## Stated goal
Keep the images out and copy every entry below exactly.

## Records for the exercise
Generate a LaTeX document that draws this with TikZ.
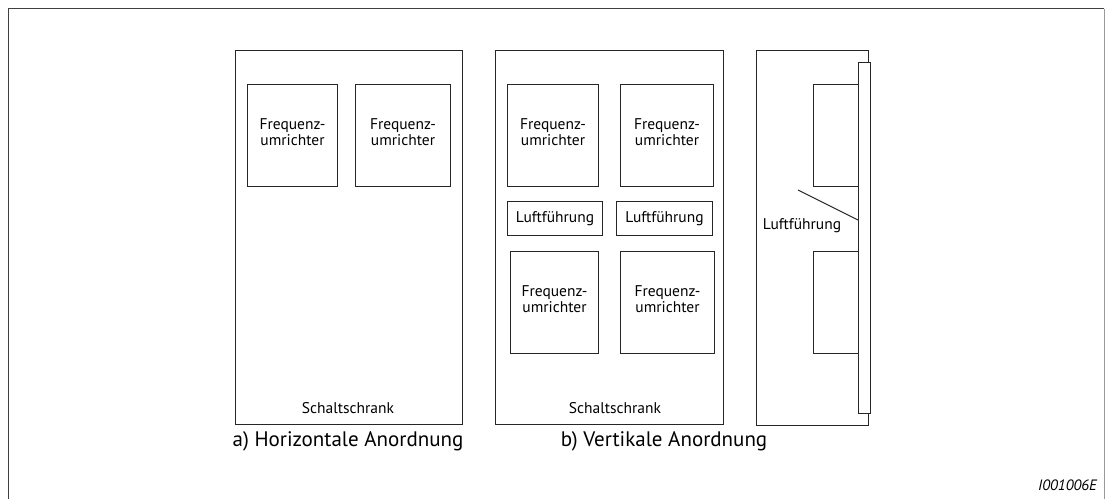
\documentclass[tikz,border=0pt]{standalone}
\usepackage{fontspec}
\setmainfont{PT Sans}
\begin{document}
\begin{tikzpicture}[x=1pt,y=-1pt,
  box/.style={draw=black!85,line width=1pt},
  lbl/.style={font=\fontsize{15.5}{16}\selectfont,align=center,inner sep=0pt},
  captxt/.style={font=\fontsize{21}{23}\selectfont,inner sep=0pt}]
\useasboundingbox (0,0) rectangle (1105,499);
% outer frame
\draw[black!75,line width=1.5pt] (8.5,499) -- (8.5,8.5) -- (1104,8.5);
\draw[black!40,line width=1pt] (1104,8.5) -- (1104,499);
% cabinet a
\draw[box] (235,50) rectangle (462,424);
\node[box,minimum width=90pt,minimum height=102pt,anchor=north west,inner sep=0pt] (a1) at (247,84) {};
\node[box,minimum width=95pt,minimum height=102pt,anchor=north west,inner sep=0pt] (a2) at (355,84) {};
\node[lbl] at ([yshift=3pt]a1.center) {Frequenz-\\umrichter};
\node[lbl] at ([yshift=3pt]a2.center) {Frequenz-\\umrichter};
\node[lbl] (sa) at (348,408) {Schaltschrank};
% cabinet b
\draw[box] (495,50) rectangle (723,424);
\node[box,minimum width=91pt,minimum height=102pt,anchor=north west,inner sep=0pt] (b1) at (507,84) {};
\node[box,minimum width=93pt,minimum height=102pt,anchor=north west,inner sep=0pt] (b2) at (620,84) {};
\node[lbl] at ([yshift=3pt]b1.center) {Frequenz-\\umrichter};
\node[lbl] at ([yshift=3pt]b2.center) {Frequenz-\\umrichter};
\node[box,minimum width=95pt,minimum height=34pt,anchor=north west,inner sep=0pt] (l1) at (507,201) {};
\node[box,minimum width=96pt,minimum height=34pt,anchor=north west,inner sep=0pt] (l2) at (616,201) {};
\node[lbl] at (l1.center) {Luftführung};
\node[lbl] at (l2.center) {Luftführung};
\node[box,minimum width=88pt,minimum height=102pt,anchor=north west,inner sep=0pt] (b3) at (510,251) {};
\node[box,minimum width=94pt,minimum height=102pt,anchor=north west,inner sep=0pt] (b4) at (620,251) {};
\node[lbl] at ([yshift=3pt]b3.center) {Frequenz-\\umrichter};
\node[lbl] at ([yshift=3pt]b4.center) {Frequenz-\\umrichter};
\node[lbl] (sb) at (615,408) {Schaltschrank};
% side view
\draw[box] (756,50) rectangle (868,425);
\node[box,minimum width=45pt,minimum height=102pt,anchor=north west,inner sep=0pt] (s1) at (813,84) {};
\node[box,minimum width=45pt,minimum height=102pt,anchor=north west,inner sep=0pt] (s2) at (813,251) {};
\node[box,fill=white,minimum width=12pt,minimum height=351pt,anchor=north west,inner sep=0pt] (st) at (858,62) {};
\coordinate (d1) at (798,190);
\coordinate (d2) at (858,220);
\draw[box] (d1) -- (d2);
\node[lbl] (sl) at (802,226) {Luftführung};
% captions
\node[captxt] (ca) at (348,441) {a) Horizontale Anordnung};
\node[captxt] (cb) at (664,441) {b) Vertikale Anordnung};
\node[font=\fontsize{15}{16}\selectfont\itshape,anchor=east,inner sep=0pt] (id) at (1097,485) {I001006E};
\end{tikzpicture}
\end{document}
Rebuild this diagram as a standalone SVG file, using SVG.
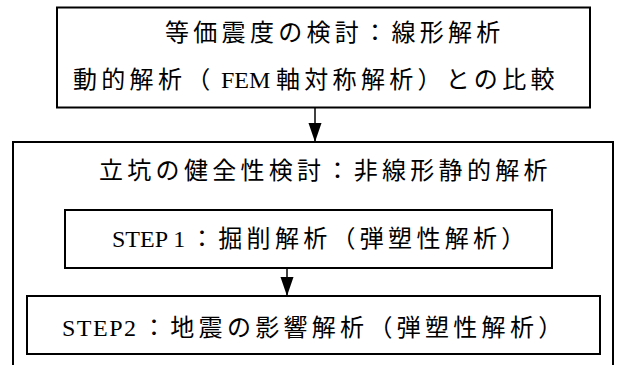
<svg xmlns="http://www.w3.org/2000/svg" width="617" height="365" viewBox="0 0 617 365">
<style>
.box{fill:#fff;stroke:#000;stroke-width:2}
.t{font-family:"Liberation Serif","Noto Sans CJK JP",serif;font-size:24px;fill:#000}
.j{letter-spacing:4.3px}
.c{stroke:#000;stroke-width:1.5;fill:none}
</style>
<defs>
<marker id="ah" markerUnits="userSpaceOnUse" markerWidth="20" markerHeight="14" refX="19" refY="7" orient="auto" viewBox="0 0 20 14">
<path d="M0,0.5 L19,7 L0,13.5 Z" fill="#000"/>
</marker>
</defs>
<g id="outer">
<path d="M13,366 V142 H613 V366" class="box"/>
<text class="t j" x="99" y="179">立坑の健全性検討：非線形静的解析</text>
</g>
<g id="top">
<rect x="57" y="7.5" width="533" height="100" class="box"/>
<text class="t j" x="165" y="41">等価震度の検討：線形解析</text>
<text class="t" y="88"><tspan class="j" x="73">動的解析（</tspan><tspan x="221">FEM</tspan><tspan class="j" x="276">軸対称解析）との比較</tspan></text>
</g>
<g id="step1">
<rect x="65" y="210" width="487" height="58" class="box"/>
<text class="t" y="247"><tspan x="112">STEP 1</tspan><tspan class="j" x="190">：掘削解析（弾塑性解析）</tspan></text>
</g>
<g id="step2">
<rect x="27" y="296" width="573" height="58" class="box"/>
<text class="t" y="336"><tspan x="62" style="letter-spacing:1.5px">STEP2</tspan><tspan class="j" x="142">：地震の影響解析（弾塑性解析）</tspan></text>
</g>
<g id="connectors">
<line x1="315" y1="108" x2="315" y2="142" class="c" marker-end="url(#ah)"/>
<line x1="287" y1="268" x2="287" y2="296" class="c" marker-end="url(#ah)"/>
</g>
</svg>
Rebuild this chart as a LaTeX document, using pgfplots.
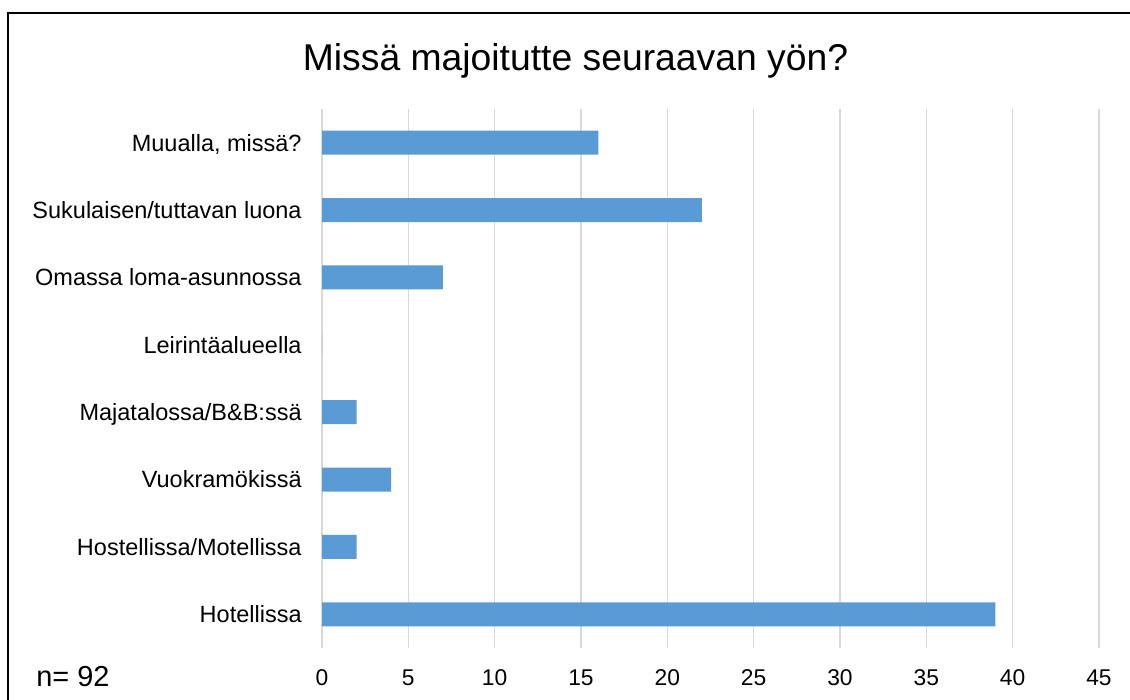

## Solution to the exercise
Generate a LaTeX document that draws this with TikZ.
\documentclass[tikz,border=0pt]{standalone}
\usepackage{fontspec}
\setmainfont{PT Sans}
\begin{document}
\begin{tikzpicture}[x=1pt,y=-1pt,
  box/.style={draw=black!85,line width=1pt},
  lbl/.style={font=\fontsize{15.5}{16}\selectfont,align=center,inner sep=0pt},
  captxt/.style={font=\fontsize{21}{23}\selectfont,inner sep=0pt}]
\useasboundingbox (0,0) rectangle (1105,499);
% outer frame
\draw[black!75,line width=1.5pt] (8.5,499) -- (8.5,8.5) -- (1104,8.5);
\draw[black!40,line width=1pt] (1104,8.5) -- (1104,499);
% cabinet a
\draw[box] (235,50) rectangle (462,424);
\node[box,minimum width=90pt,minimum height=102pt,anchor=north west,inner sep=0pt] (a1) at (247,84) {};
\node[box,minimum width=95pt,minimum height=102pt,anchor=north west,inner sep=0pt] (a2) at (355,84) {};
\node[lbl] at ([yshift=3pt]a1.center) {Frequenz-\\umrichter};
\node[lbl] at ([yshift=3pt]a2.center) {Frequenz-\\umrichter};
\node[lbl] (sa) at (348,408) {Schaltschrank};
% cabinet b
\draw[box] (495,50) rectangle (723,424);
\node[box,minimum width=91pt,minimum height=102pt,anchor=north west,inner sep=0pt] (b1) at (507,84) {};
\node[box,minimum width=93pt,minimum height=102pt,anchor=north west,inner sep=0pt] (b2) at (620,84) {};
\node[lbl] at ([yshift=3pt]b1.center) {Frequenz-\\umrichter};
\node[lbl] at ([yshift=3pt]b2.center) {Frequenz-\\umrichter};
\node[box,minimum width=95pt,minimum height=34pt,anchor=north west,inner sep=0pt] (l1) at (507,201) {};
\node[box,minimum width=96pt,minimum height=34pt,anchor=north west,inner sep=0pt] (l2) at (616,201) {};
\node[lbl] at (l1.center) {Luftführung};
\node[lbl] at (l2.center) {Luftführung};
\node[box,minimum width=88pt,minimum height=102pt,anchor=north west,inner sep=0pt] (b3) at (510,251) {};
\node[box,minimum width=94pt,minimum height=102pt,anchor=north west,inner sep=0pt] (b4) at (620,251) {};
\node[lbl] at ([yshift=3pt]b3.center) {Frequenz-\\umrichter};
\node[lbl] at ([yshift=3pt]b4.center) {Frequenz-\\umrichter};
\node[lbl] (sb) at (615,408) {Schaltschrank};
% side view
\draw[box] (756,50) rectangle (868,425);
\node[box,minimum width=45pt,minimum height=102pt,anchor=north west,inner sep=0pt] (s1) at (813,84) {};
\node[box,minimum width=45pt,minimum height=102pt,anchor=north west,inner sep=0pt] (s2) at (813,251) {};
\node[box,fill=white,minimum width=12pt,minimum height=351pt,anchor=north west,inner sep=0pt] (st) at (858,62) {};
\coordinate (d1) at (798,190);
\coordinate (d2) at (858,220);
\draw[box] (d1) -- (d2);
\node[lbl] (sl) at (802,226) {Luftführung};
% captions
\node[captxt] (ca) at (348,441) {a) Horizontale Anordnung};
\node[captxt] (cb) at (664,441) {b) Vertikale Anordnung};
\node[font=\fontsize{15}{16}\selectfont\itshape,anchor=east,inner sep=0pt] (id) at (1097,485) {I001006E};
\end{tikzpicture}
\end{document}
Rebuild this diagram as a standalone SVG file, using SVG.
<svg xmlns="http://www.w3.org/2000/svg" width="617" height="365" viewBox="0 0 617 365">
<style>
.box{fill:#fff;stroke:#000;stroke-width:2}
.t{font-family:"Liberation Serif","Noto Sans CJK JP",serif;font-size:24px;fill:#000}
.j{letter-spacing:4.3px}
.c{stroke:#000;stroke-width:1.5;fill:none}
</style>
<defs>
<marker id="ah" markerUnits="userSpaceOnUse" markerWidth="20" markerHeight="14" refX="19" refY="7" orient="auto" viewBox="0 0 20 14">
<path d="M0,0.5 L19,7 L0,13.5 Z" fill="#000"/>
</marker>
</defs>
<g id="outer">
<path d="M13,366 V142 H613 V366" class="box"/>
<text class="t j" x="99" y="179">立坑の健全性検討：非線形静的解析</text>
</g>
<g id="top">
<rect x="57" y="7.5" width="533" height="100" class="box"/>
<text class="t j" x="165" y="41">等価震度の検討：線形解析</text>
<text class="t" y="88"><tspan class="j" x="73">動的解析（</tspan><tspan x="221">FEM</tspan><tspan class="j" x="276">軸対称解析）との比較</tspan></text>
</g>
<g id="step1">
<rect x="65" y="210" width="487" height="58" class="box"/>
<text class="t" y="247"><tspan x="112">STEP 1</tspan><tspan class="j" x="190">：掘削解析（弾塑性解析）</tspan></text>
</g>
<g id="step2">
<rect x="27" y="296" width="573" height="58" class="box"/>
<text class="t" y="336"><tspan x="62" style="letter-spacing:1.5px">STEP2</tspan><tspan class="j" x="142">：地震の影響解析（弾塑性解析）</tspan></text>
</g>
<g id="connectors">
<line x1="315" y1="108" x2="315" y2="142" class="c" marker-end="url(#ah)"/>
<line x1="287" y1="268" x2="287" y2="296" class="c" marker-end="url(#ah)"/>
</g>
</svg>
Rebuild this chart as a LaTeX document, using pgfplots.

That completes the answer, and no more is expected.